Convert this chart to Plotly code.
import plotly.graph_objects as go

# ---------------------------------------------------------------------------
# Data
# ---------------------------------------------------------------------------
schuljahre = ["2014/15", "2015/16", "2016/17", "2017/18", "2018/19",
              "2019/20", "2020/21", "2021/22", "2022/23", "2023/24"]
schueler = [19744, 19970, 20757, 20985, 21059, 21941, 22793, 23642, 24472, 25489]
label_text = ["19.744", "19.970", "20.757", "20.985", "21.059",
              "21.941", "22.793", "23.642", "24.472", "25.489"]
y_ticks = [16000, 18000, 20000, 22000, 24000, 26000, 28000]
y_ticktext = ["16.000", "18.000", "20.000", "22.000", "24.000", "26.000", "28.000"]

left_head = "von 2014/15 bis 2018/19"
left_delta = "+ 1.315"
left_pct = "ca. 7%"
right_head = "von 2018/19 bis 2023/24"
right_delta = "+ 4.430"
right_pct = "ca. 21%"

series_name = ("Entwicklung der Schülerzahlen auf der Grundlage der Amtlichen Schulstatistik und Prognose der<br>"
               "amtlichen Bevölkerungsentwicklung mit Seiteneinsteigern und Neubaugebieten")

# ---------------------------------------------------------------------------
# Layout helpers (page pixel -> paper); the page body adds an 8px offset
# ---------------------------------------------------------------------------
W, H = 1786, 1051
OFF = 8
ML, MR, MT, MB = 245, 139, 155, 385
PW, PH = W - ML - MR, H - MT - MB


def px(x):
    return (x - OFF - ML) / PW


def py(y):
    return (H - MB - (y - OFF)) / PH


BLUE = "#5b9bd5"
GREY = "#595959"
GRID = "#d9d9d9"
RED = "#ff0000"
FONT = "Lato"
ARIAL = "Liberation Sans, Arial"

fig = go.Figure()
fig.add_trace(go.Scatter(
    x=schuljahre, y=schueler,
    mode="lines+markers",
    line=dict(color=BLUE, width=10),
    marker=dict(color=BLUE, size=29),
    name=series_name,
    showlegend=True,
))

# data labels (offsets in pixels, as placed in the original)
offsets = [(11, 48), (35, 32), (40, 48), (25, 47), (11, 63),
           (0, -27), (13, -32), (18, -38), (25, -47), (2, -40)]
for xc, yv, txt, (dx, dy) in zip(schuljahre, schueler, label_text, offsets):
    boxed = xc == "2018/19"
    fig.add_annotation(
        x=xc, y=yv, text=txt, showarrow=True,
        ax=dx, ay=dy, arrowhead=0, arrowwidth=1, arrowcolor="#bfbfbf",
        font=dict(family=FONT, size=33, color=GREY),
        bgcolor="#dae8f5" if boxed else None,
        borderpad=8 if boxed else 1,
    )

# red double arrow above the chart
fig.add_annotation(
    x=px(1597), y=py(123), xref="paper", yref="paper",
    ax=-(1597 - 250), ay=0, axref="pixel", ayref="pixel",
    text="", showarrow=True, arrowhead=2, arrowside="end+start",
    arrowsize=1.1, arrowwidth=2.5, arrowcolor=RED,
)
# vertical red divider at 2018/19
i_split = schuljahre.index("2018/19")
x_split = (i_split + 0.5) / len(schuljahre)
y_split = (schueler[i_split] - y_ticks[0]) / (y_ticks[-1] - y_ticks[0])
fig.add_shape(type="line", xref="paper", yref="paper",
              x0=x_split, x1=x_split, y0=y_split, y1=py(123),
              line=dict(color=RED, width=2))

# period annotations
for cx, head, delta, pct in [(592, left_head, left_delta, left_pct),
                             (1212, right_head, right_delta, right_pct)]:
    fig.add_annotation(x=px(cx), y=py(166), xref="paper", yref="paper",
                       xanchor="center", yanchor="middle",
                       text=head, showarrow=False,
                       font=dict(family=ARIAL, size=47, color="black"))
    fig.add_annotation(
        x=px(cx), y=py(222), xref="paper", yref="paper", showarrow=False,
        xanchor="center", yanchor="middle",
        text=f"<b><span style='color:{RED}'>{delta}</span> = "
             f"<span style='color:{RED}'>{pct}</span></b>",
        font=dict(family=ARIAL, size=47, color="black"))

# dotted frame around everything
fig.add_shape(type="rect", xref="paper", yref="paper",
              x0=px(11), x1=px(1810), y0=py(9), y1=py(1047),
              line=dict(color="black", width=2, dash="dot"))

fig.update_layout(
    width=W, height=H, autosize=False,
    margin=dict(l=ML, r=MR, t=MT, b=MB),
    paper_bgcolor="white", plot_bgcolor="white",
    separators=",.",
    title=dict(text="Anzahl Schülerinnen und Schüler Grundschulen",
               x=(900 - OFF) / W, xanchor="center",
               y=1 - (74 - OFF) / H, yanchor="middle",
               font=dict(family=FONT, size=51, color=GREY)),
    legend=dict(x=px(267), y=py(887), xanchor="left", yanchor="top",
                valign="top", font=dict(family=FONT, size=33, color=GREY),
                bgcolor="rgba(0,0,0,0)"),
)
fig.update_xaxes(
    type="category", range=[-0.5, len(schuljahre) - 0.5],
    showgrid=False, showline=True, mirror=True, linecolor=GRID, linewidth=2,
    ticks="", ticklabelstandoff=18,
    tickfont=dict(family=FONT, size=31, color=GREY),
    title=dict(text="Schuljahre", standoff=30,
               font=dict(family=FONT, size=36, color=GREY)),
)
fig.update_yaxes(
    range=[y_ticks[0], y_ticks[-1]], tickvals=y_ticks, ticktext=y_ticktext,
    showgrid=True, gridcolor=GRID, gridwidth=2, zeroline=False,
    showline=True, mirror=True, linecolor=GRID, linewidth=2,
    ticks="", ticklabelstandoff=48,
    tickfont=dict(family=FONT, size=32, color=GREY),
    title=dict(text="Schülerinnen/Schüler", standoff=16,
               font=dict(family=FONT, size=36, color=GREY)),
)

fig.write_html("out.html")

### AIM
Everything from the first line of the data through the line containing "import plotly.graph_objects as go" should be echoed exactly. Add nothing.

### ANSWER IN FULL
Convert this chart to Plotly code.
import plotly.graph_objects as go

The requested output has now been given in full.